TASK PROMPT:
Everything from the first line of the data through the line with "(0,0) rectangle (1000,941);" is to be echoed exactly, minus the pictures.

——————

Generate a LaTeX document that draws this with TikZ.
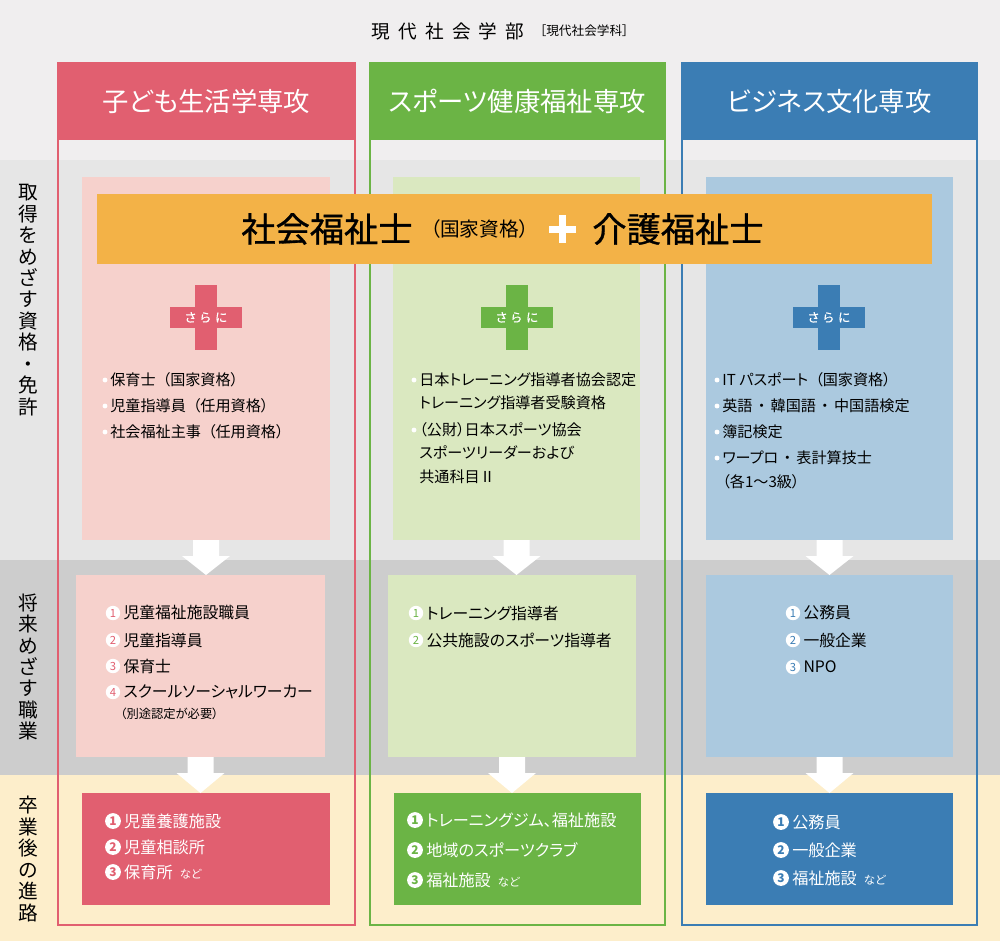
\documentclass[tikz,border=0pt]{standalone}
\usepackage{fontspec}
\setmainfont[RawFeature=+palt]{Noto Sans CJK JP}
\usetikzlibrary{positioning,fit,calc}

\definecolor{pinkD}{HTML}{E15F70}
\definecolor{pinkL}{HTML}{F6D1CC}
\definecolor{greenD}{HTML}{6BB445}
\definecolor{greenL}{HTML}{DAE8C0}
\definecolor{blueD}{HTML}{3B7DB4}
\definecolor{blueL}{HTML}{ABC9DF}
\definecolor{orng}{HTML}{F3B247}
\definecolor{bgTop}{HTML}{F0EEEF}
\definecolor{bandA}{HTML}{E6E6E6}
\definecolor{bandB}{HTML}{CDCDCD}
\definecolor{bandC}{HTML}{FDEECB}

\tikzset{
  panel/.style={fill=#1, inner sep=0, outer sep=0},
  colhead/.style={text=white, font=\fontsize{15}{16}\selectfont},
  sidelabel/.style={align=center, inner sep=0, font=\fontsize{11.2}{12.2}\selectfont},
  sarani/.style={text=white, inner sep=0, font=\fontsize{7}{8}\selectfont\addfontfeature{FakeBold=0.6}},
  item/.style={anchor=west, inner sep=0, font=\fontsize{8.6}{10}\selectfont},
  job/.style={anchor=west, inner sep=0, font=\fontsize{9}{10}\selectfont},
  dest/.style={anchor=west, inner sep=0, text=white, font=\fontsize{9.2}{10}\selectfont},
  numc/.style={circle, fill=white, inner sep=0, minimum size=8.2pt, text=#1, font=\fontsize{6.4}{6.4}\selectfont},
  numd/.style={circle, fill=white, inner sep=0, minimum size=9pt, text=#1, font=\fontsize{6.8}{6.8}\selectfont\bfseries},
  cert/.style={font=\fontsize{19.5}{20}\selectfont\addfontfeature{FakeBold=0.9}},
  flow/.style={fill=white},
}
\newcommand\nado{\hspace{4pt}{\fontsize{6.5}{7}\selectfont など}}
\newcommand\nk{\hspace{3pt}・\hspace{3pt}}
\newcommand\kk{\hspace{4pt}（}
\newcommand\flowarrow[2]{%
  \path (#1.south) coordinate (#1tail) (#1.south |- #2.north) coordinate (#1tip);
  \fill[flow] ($(#1tail)+(-13,0)$) -- ($(#1tail)+(13,0)$) -- ($(#1tail)+(13,16)$)
    -- ($(#1tail)+(24,16)$) -- (#1tip) -- ($(#1tail)+(-24,16)$) -- ($(#1tail)+(-13,16)$) -- cycle;}

\begin{document}
\begin{tikzpicture}[x=0.02cm,y=-0.02cm]
  \useasboundingbox (0,0) rectangle (1000,941);

  % bands
  \fill[bgTop] (0,0) rectangle (1000,160);
  \fill[bandA] (0,160) rectangle (1000,560);
  \fill[bandB] (0,560) rectangle (1000,775);
  \fill[bandC] (0,775) rectangle (1000,941);

  \node (dept) at (448,31) {\fontsize{10.6}{12}\selectfont 現\hspace{4.6pt}代\hspace{4.6pt}社\hspace{4.6pt}会\hspace{4.6pt}学\hspace{4.6pt}部};
  \node[right=2pt of dept, font=\fontsize{7.2}{8}\selectfont] (deptsub) {［現代社会学科］};

  % side labels
  \node[sidelabel] (sideA) at (28,300) {取\\得\\を\\め\\ざ\\す\\資\\格\\・\\免\\許};
  \node[sidelabel] (sideB) at (28,667) {将\\来\\め\\ざ\\す\\職\\業};
  \node[sidelabel] (sideC) at (28,859) {卒\\業\\後\\の\\進\\路};

  % columns
  \draw[pinkD, line width=1.1pt] (58,63) rectangle (355,925);
  \draw[greenD, line width=1.1pt] (370,63) rectangle (665,925);
  \draw[blueD, line width=1.1pt] (682,63) rectangle (977,925);
  \node[panel=pinkD, fit={(58,63) (355,140)}] (headL) {};
  \node[panel=greenD, fit={(370,63) (665,140)}] (headM) {};
  \node[panel=blueD, fit={(682,63) (977,140)}] (headR) {};
  \node[colhead] at (headL.center) {子ども生活学専攻};
  \node[colhead] at (headM.center) {スポーツ健康福祉専攻};
  \node[colhead] at (headR.center) {ビジネス文化専攻};

  % boxes
  \node[panel=pinkL, fit={(82,177) (330,540)}] (capL) {};
  \node[panel=greenL, fit={(393,177) (640,540)}] (capM) {};
  \node[panel=blueL, fit={(706,177) (953,540)}] (capR) {};
  \node[panel=pinkL, fit={(76,575) (325,757)}] (jobL) {};
  \node[panel=greenL, fit={(388,575) (636,757)}] (jobM) {};
  \node[panel=blueL, fit={(706,575) (953,757)}] (jobR) {};
  \node[panel=pinkD, fit={(82,793) (330,905)}] (destL) {};
  \node[panel=greenD, fit={(394,793) (641,905)}] (destM) {};
  \node[panel=blueD, fit={(706,793) (953,905)}] (destR) {};

  \flowarrow{capL}{jobL}
  \flowarrow{capM}{jobM}
  \flowarrow{capR}{jobR}
  \flowarrow{jobL}{destL}
  \flowarrow{jobM}{destM}
  \flowarrow{jobR}{destR}

  % banner
  \node[panel=orng, fit={(97,194) (932,264)}] (banner) {};
  \node[cert] (certA) at (327,229) {社会福祉士};
  \node[right=3pt of certA, font=\fontsize{11.2}{12}\selectfont] (certB) {（国家資格）};
  \node[cert] (certC) at (678,229) {介護福祉士};
  \fill[white] (549,225.5) rectangle (576,232.5);
  \fill[white] (559,215) rectangle (566,243);

  % plus marks
  \foreach \cx/\col/\nm in {206/pinkD/L, 517/greenD/M, 829/blueD/R}{
    \fill[\col] (\cx-11,285) rectangle (\cx+11,350);
    \fill[\col] (\cx-36,307) rectangle (\cx+36,328);
    \node[sarani] (plus\nm) at (\cx,317.5) {さ\hspace{2.5pt}ら\hspace{2.5pt}に};
  }

  % qualifications
  \foreach \y/\b/\t [count=\i] in {380/1/保育士\kk 国家資格）,406/1/児童指導員\kk 任用資格）,432/1/社会福祉主事\kk 任用資格）}{
    \node[item] (qL\i) at (110,\y) {\t};
    \ifnum\b=1 \fill[white] ($(qL\i.west)+(-5,0)$) circle[radius=1.4pt];\fi
  }
  \foreach \y/\b/\t [count=\i] in {380/1/日本トレーニング指導者協会認定,403/0/トレーニング指導者受験資格,430/1/（公財）日本スポーツ協会,453/0/スポーツリーダーおよび,477/0/共通科目Ⅱ}{
    \node[item] (qM\i) at (419,\y) {\t};
    \ifnum\b=1 \fill[white] ($(qM\i.west)+(-5,0)$) circle[radius=1.4pt];\fi
  }
  \foreach \y/\b/\t [count=\i] in {380/1/IT\hspace{2pt}パスポート\kk 国家資格）,406/1/英語\nk 韓国語\nk 中国語検定,432/1/簿記検定,458/1/ワープロ\nk 表計算技士,482/0/（各1〜3級）}{
    \node[item] (qR\i) at (722,\y) {\t};
    \ifnum\b=1 \fill[white] ($(qR\i.west)+(-5,0)$) circle[radius=1.4pt];\fi
  }

  % jobs
  \foreach \y/\n/\t in {613/1/児童福祉施設職員,640/2/児童指導員,666/3/保育士,692/4/スクールソーシャルワーカー}{
    \node[numc=pinkD] (jL\n) at (113,\y) {\n};
    \node[job, right=1.5pt of jL\n] (jLt\n) {\t};
  }
  \node[job, font=\fontsize{7}{8}\selectfont] (jLnote) at (120,714) {（別途認定が必要）};
  \foreach \y/\n/\t in {613/1/トレーニング指導者,640/2/公共施設のスポーツ指導者}{
    \node[numc=greenD] (jM\n) at (416,\y) {\n};
    \node[job, right=1.5pt of jM\n] (jMt\n) {\t};
  }
  \foreach \y/\n/\t in {613/1/公務員,640/2/一般企業,667/3/NPO}{
    \node[numc=blueD] (jR\n) at (793,\y) {\n};
    \node[job, right=1.5pt of jR\n] (jRt\n) {\t};
  }

  % destinations
  \foreach \y/\n/\t in {821/1/児童養護施設,847/2/児童相談所,872/3/保育所\nado}{
    \node[numd=pinkD] (dL\n) at (113,\y) {\n};
    \node[dest, right=1.5pt of dL\n] (dLt\n) {\t};
  }
  \foreach \y/\n/\t in {820/1/トレーニングジム、福祉施設,850/2/地域のスポーツクラブ,880/3/福祉施設\nado}{
    \node[numd=greenD] (dM\n) at (415,\y) {\n};
    \node[dest, right=1.5pt of dM\n] (dMt\n) {\t};
  }
  \foreach \y/\n/\t in {822/1/公務員,850/2/一般企業,878/3/福祉施設\nado}{
    \node[numd=blueD] (dR\n) at (781,\y) {\n};
    \node[dest, right=1.5pt of dR\n] (dRt\n) {\t};
  }
\end{tikzpicture}
\end{document}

——————

TASK ANSWER:
Generate a LaTeX document that draws this with TikZ.
\documentclass[tikz,border=0pt]{standalone}
\usepackage{fontspec}
\setmainfont[RawFeature=+palt]{Noto Sans CJK JP}
\usetikzlibrary{positioning,fit,calc}

\definecolor{pinkD}{HTML}{E15F70}
\definecolor{pinkL}{HTML}{F6D1CC}
\definecolor{greenD}{HTML}{6BB445}
\definecolor{greenL}{HTML}{DAE8C0}
\definecolor{blueD}{HTML}{3B7DB4}
\definecolor{blueL}{HTML}{ABC9DF}
\definecolor{orng}{HTML}{F3B247}
\definecolor{bgTop}{HTML}{F0EEEF}
\definecolor{bandA}{HTML}{E6E6E6}
\definecolor{bandB}{HTML}{CDCDCD}
\definecolor{bandC}{HTML}{FDEECB}

\tikzset{
  panel/.style={fill=#1, inner sep=0, outer sep=0},
  colhead/.style={text=white, font=\fontsize{15}{16}\selectfont},
  sidelabel/.style={align=center, inner sep=0, font=\fontsize{11.2}{12.2}\selectfont},
  sarani/.style={text=white, inner sep=0, font=\fontsize{7}{8}\selectfont\addfontfeature{FakeBold=0.6}},
  item/.style={anchor=west, inner sep=0, font=\fontsize{8.6}{10}\selectfont},
  job/.style={anchor=west, inner sep=0, font=\fontsize{9}{10}\selectfont},
  dest/.style={anchor=west, inner sep=0, text=white, font=\fontsize{9.2}{10}\selectfont},
  numc/.style={circle, fill=white, inner sep=0, minimum size=8.2pt, text=#1, font=\fontsize{6.4}{6.4}\selectfont},
  numd/.style={circle, fill=white, inner sep=0, minimum size=9pt, text=#1, font=\fontsize{6.8}{6.8}\selectfont\bfseries},
  cert/.style={font=\fontsize{19.5}{20}\selectfont\addfontfeature{FakeBold=0.9}},
  flow/.style={fill=white},
}
\newcommand\nado{\hspace{4pt}{\fontsize{6.5}{7}\selectfont など}}
\newcommand\nk{\hspace{3pt}・\hspace{3pt}}
\newcommand\kk{\hspace{4pt}（}
\newcommand\flowarrow[2]{%
  \path (#1.south) coordinate (#1tail) (#1.south |- #2.north) coordinate (#1tip);
  \fill[flow] ($(#1tail)+(-13,0)$) -- ($(#1tail)+(13,0)$) -- ($(#1tail)+(13,16)$)
    -- ($(#1tail)+(24,16)$) -- (#1tip) -- ($(#1tail)+(-24,16)$) -- ($(#1tail)+(-13,16)$) -- cycle;}

\begin{document}
\begin{tikzpicture}[x=0.02cm,y=-0.02cm]
  \useasboundingbox (0,0) rectangle (1000,941);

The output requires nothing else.